Türkçe Kur'an denilince ne kast ediliyor, bunu isteyenler de ne istediklerini bilmiyorlar. Araplara ve Arapçaya olan alerjisinden dolayı Türkçe Kuran istiyoruz diyenlerin sayısı gittikçe artıyor. Çünkü kuran ve Arapça konusunda yeterli bilgiye sahip değiller de ondan. Bu konuyu maddeler halinde ele alalım:
1. Kuranın Arapça aslı vardır ve Arap alfabesini bilenler aslından okurlar.
2. Kuranın kelime manası dediğimiz meali yani anlamı vardır. Bu meal değişik alfabelerle değişik dillere çevrilebilir. Türkçe mealler olduğu gibi.
3. Mealinin yeteri kadar anlaşılamadığı durumlara karşı tedbiren bu kuran tefsirleri vardır. Bu tefsirler her dilde ve her alfabeden yapılabilir. Bunlarda sorun yoktur.
4. Ancak sorun kuranın Arapça metnini diğer alfabelerle Arapça yazma çabalarındadır. İşte burada teknik olarak sorun çıkmaktadır.
Ee biz Arap alfabesini öğrenmek yerine Latin harflerle kuranın Arapça metni yazılsın da biz de Arapça’dan okuyalım diyenler var ve buna Türkçe Kur'an diyorlar. Latin alfabesi ile Arapça yine anlam yönünden anlaşılamayacağına göre aslında yine meale ihtiyaç vardır. Latin alfabesi veya Arap alfabesinin dışında başka alfabelerle yazılan Arapça kuranı kerimlerin yine anlamı anlaşılmayacağından meale ihtiyaç var. Arap alfabesinde bulunan ancak Latin alfabesinde ve başka alfabelerde bulunmayan harfler, Allah’ın murat ettiği manayı verememektedir. Bu durumda başka manalar çıkmakta hatta küfre gidilebilmektedir.
Örneğin. Arapçada boğazdan sert okunan خ harfi vardır. Ancak Latin alfabesinde bu harf yoktur. Yerine h harfi ile yazılmaktadır. Arapça yaratıcı yani ğaleka خلق sözcüğünü Türkçe’deki h harfi ile yazdığımızda haleka olur. Arapça’da berbere hallak derler. Yani Türk harfleri ile halekallahu ssemevati vel ard. Yazarsak yerin göğün yaratıcısı berberdir demiş oluruz ve küfre gideriz. Bu örnekleri çoğaltabiliriz. Bu nedenle Türkçe harflerle arapça kuran yazmaya kalkınca felaket olur.

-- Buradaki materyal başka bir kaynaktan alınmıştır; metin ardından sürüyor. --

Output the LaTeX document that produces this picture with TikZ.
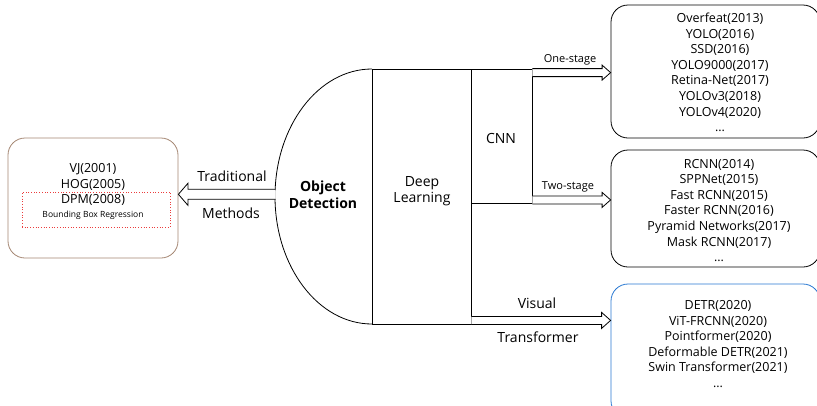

Yazılanlara da itibar etmemek lazım. Tecviti de latin harflerle uygulamak imkansızdır. Arapça enla yazılır ella okunur. Türk harfleri ile yazılan kuranda enla yazılırsa okuyucu enla olarak okur. Ella diye okuyamaz. Türkçe mealler zaten var. Meallerde sıkıntı yok ancak anlam yönünden yetersiz olmalarına rağmen insanı küfre götürmezler. 5. Eğer Türkçe Kur'an yerine Türkçe ibadet kast ediliyorsa yine Türkçe, Aarapça kuran ayetlerinin anlamını bulmada yetersiz kalır. Bazı harflerin karşılığı olmadığı gibi bazı kelimelerin de karşılığı yoktur.
Bu nedenle tefsirlere ihtiyaç duyulmuştur. Kuran en ağır ve edebi arapça ile yazıldığı için Araplar dahi Arapça tefsir yazmaya ihtiyaç duymuşlar. 6. Ayrıca Fransızca veya Türkçe bir şiiri aslına uygun okursak, o dili bilenler sanatından etkilenir ve duygulanırlar. Başka dile çevirdiğimizde ölçü ve kafiyesi bozulur. Verilmek istenen duyguyu kaybeder. Düz bir metin halini alır. Kuranın da şiirsel ve sanatsal yanı vardır. Ölçüsü kafiyesi vardır. Tecviti musıkisi yani armonisi kıraati vardır. Bunlar yok olunca kuran herhangi bir metin halini alır şifa olmaktan çıkar.